‘Until the Flood’ evokes trauma of racism
Every 10 days in America, a cop shoots and kills an unarmed black person; between 2004 and 2014, more than 10,000 people in this country were killed by on-duty cops. How did we get here, and what does it say about who we are?
These are among the questions asked by Dael Orlandersmith in “Until the Flood,” now on stage at the Milwaukee Repertory Theater in a production that opened Friday night under Neel Keller’s direction. It ostensibly explores why a white cop killed an unarmed black man in Ferguson, Mo., four years ago. But it’s really about the past 400 years, in a country that still hasn’t overcome.
Based on interviews she did in Ferguson in early 2015, Orlandersmith has crafted eight composite characters — five black and three white, some young and some old — describing how they feel about what happened. And about race in America.

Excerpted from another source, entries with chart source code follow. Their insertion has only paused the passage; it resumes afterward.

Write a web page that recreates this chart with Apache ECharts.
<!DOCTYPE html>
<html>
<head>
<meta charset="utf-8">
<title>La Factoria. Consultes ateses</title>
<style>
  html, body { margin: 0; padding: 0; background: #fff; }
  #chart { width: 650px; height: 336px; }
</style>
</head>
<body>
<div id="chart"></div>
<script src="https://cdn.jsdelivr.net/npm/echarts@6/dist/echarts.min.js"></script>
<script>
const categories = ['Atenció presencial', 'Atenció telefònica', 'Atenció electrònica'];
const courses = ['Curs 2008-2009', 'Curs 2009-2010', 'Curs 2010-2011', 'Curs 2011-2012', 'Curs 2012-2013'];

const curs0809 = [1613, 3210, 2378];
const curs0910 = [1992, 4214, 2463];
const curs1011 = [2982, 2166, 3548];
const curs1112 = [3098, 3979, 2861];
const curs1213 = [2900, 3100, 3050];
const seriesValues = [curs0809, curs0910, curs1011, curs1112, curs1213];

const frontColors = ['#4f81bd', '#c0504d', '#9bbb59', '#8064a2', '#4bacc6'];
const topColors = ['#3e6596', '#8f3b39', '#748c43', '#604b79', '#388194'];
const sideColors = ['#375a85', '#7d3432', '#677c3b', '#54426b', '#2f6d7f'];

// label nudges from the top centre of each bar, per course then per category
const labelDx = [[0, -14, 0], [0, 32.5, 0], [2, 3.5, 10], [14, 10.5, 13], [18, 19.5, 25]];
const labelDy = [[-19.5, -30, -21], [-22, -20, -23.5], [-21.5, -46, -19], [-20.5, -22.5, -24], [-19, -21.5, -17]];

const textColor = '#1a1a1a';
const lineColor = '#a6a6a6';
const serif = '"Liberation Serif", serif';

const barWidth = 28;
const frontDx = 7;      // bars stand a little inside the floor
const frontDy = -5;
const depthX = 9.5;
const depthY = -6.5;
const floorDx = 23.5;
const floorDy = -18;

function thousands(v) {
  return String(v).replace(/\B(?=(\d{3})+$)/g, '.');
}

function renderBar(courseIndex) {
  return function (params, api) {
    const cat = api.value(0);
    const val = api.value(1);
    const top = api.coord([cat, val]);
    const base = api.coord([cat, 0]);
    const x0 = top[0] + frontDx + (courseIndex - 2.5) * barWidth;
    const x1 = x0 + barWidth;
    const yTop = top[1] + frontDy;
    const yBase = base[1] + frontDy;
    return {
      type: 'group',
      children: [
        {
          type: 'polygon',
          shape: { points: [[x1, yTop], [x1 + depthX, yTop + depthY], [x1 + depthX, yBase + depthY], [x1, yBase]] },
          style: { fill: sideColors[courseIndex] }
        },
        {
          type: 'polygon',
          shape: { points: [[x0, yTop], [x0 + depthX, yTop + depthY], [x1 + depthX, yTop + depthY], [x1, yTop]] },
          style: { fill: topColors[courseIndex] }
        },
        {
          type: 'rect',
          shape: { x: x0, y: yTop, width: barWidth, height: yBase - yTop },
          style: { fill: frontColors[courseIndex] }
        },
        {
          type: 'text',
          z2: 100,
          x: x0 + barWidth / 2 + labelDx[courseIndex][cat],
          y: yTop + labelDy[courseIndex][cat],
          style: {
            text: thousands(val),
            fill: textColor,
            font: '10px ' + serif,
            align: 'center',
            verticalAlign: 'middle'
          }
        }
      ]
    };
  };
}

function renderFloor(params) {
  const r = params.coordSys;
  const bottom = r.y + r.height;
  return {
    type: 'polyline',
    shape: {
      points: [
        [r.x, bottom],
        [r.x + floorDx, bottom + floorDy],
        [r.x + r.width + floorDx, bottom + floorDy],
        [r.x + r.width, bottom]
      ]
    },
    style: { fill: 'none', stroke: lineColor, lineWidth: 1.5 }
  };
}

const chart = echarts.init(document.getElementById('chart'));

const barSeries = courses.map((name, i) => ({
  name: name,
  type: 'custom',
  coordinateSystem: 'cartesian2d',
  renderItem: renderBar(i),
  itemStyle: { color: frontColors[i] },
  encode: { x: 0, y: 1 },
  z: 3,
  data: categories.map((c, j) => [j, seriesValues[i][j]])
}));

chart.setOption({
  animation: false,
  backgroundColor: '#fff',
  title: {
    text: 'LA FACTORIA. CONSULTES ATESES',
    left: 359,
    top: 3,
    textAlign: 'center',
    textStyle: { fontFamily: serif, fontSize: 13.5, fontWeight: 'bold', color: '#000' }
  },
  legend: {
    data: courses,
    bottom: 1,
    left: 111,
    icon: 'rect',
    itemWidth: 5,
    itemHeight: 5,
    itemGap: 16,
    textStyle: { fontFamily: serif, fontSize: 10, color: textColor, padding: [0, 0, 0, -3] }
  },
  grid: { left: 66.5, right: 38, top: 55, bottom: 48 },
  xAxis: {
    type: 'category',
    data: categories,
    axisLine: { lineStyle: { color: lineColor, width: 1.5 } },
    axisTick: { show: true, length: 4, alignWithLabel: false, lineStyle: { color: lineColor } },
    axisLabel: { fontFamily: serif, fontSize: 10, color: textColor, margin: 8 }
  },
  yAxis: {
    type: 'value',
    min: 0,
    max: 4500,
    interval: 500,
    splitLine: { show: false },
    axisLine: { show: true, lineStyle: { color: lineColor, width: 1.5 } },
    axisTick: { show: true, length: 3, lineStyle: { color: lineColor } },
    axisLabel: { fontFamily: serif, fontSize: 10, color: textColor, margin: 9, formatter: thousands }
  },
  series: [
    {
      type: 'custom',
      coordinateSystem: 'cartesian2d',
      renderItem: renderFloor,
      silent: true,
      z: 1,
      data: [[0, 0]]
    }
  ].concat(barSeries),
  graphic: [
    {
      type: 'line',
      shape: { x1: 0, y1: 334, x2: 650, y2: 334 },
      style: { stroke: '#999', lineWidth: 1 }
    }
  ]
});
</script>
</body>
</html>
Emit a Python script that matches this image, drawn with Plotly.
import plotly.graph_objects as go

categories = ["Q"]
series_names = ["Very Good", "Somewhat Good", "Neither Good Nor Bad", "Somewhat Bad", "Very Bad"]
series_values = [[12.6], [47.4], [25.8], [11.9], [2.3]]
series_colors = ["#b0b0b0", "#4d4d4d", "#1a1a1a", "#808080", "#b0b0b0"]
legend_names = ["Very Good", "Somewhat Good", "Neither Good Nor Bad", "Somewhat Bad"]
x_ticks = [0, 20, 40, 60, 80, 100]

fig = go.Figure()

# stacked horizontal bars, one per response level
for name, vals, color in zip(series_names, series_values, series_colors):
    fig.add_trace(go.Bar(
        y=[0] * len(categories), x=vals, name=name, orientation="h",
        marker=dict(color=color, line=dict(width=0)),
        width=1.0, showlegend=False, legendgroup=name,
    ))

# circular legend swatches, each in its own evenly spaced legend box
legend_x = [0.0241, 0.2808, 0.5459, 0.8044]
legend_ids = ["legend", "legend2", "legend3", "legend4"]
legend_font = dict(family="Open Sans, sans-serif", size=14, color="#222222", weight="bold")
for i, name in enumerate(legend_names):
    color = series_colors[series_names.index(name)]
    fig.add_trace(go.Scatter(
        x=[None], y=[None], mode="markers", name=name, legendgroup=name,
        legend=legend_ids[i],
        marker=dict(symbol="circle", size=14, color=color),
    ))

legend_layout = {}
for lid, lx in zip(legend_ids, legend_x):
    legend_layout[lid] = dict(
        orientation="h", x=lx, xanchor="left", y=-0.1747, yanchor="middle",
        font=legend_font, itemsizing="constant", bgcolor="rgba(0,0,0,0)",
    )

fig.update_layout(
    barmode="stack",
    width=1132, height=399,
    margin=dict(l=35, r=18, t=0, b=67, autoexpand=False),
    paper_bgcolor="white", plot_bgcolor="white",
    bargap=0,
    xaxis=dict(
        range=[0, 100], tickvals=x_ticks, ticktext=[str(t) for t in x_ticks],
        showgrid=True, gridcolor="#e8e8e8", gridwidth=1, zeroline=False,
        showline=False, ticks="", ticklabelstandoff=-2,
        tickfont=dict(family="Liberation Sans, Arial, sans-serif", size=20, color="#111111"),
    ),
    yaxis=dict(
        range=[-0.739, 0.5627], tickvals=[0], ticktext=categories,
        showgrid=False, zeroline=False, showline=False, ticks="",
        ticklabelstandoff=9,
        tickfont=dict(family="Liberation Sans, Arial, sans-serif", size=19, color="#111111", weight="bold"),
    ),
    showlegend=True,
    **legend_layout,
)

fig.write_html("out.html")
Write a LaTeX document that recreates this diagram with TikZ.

There are two teachers, one black and one white. Two black high school students — one spiraling down and the other trying to fly free. An electrician and a barber. A minister and a retired cop.
Dressed in a nondescript white top, jeans and running shoes, Orlandersmith lightly accessorizes with a shawl and jackets to distinguish characters. Underneath our differences, she suggests, there’s a great deal we share.
Many characters have fraught relations with parents; some of those parents were physically abusive.
Nearly all of them are afraid, of their past and themselves. Some of them are angry; while embodying them, Orlandersmith can resemble a volcano. Or the roiling waters suggested by the buckling floorboards on Takeshi Kata’s evocative set — a raised platform that recalls both the Michael Brown memorial and a raft adrift in a rising tide of violence.
All eight characters — including a venomous white racist who comes closest to being a caricature — are trying to reach beyond themselves, searching for what one character describes as an “oasis from all the tension,” even though she knows it’s only “for a little while.”
Such moments — involving a cruising teen and barbershop bonhomie, the beginnings of interracial friendship and one interracial marriage, dreams of studying art history and belief in a brotherhood that transcends race — offer pinpricks of light in a lowering sky.
But make no mistake: This is a dark piece, and Orlandersmith’s large and expressive face — wise but weary, determined but sad, aware of all that’s been lost and how little we’ve found or figured out — channels the painful history of many thousands gone.
Orlandersmith’s ambiguous ending won’t rule out the prospect that this is a nightmare from which we’ll wake someday. But she also leaves no doubt that if we’re going to leave the killing grounds behind, we’ve got work to do.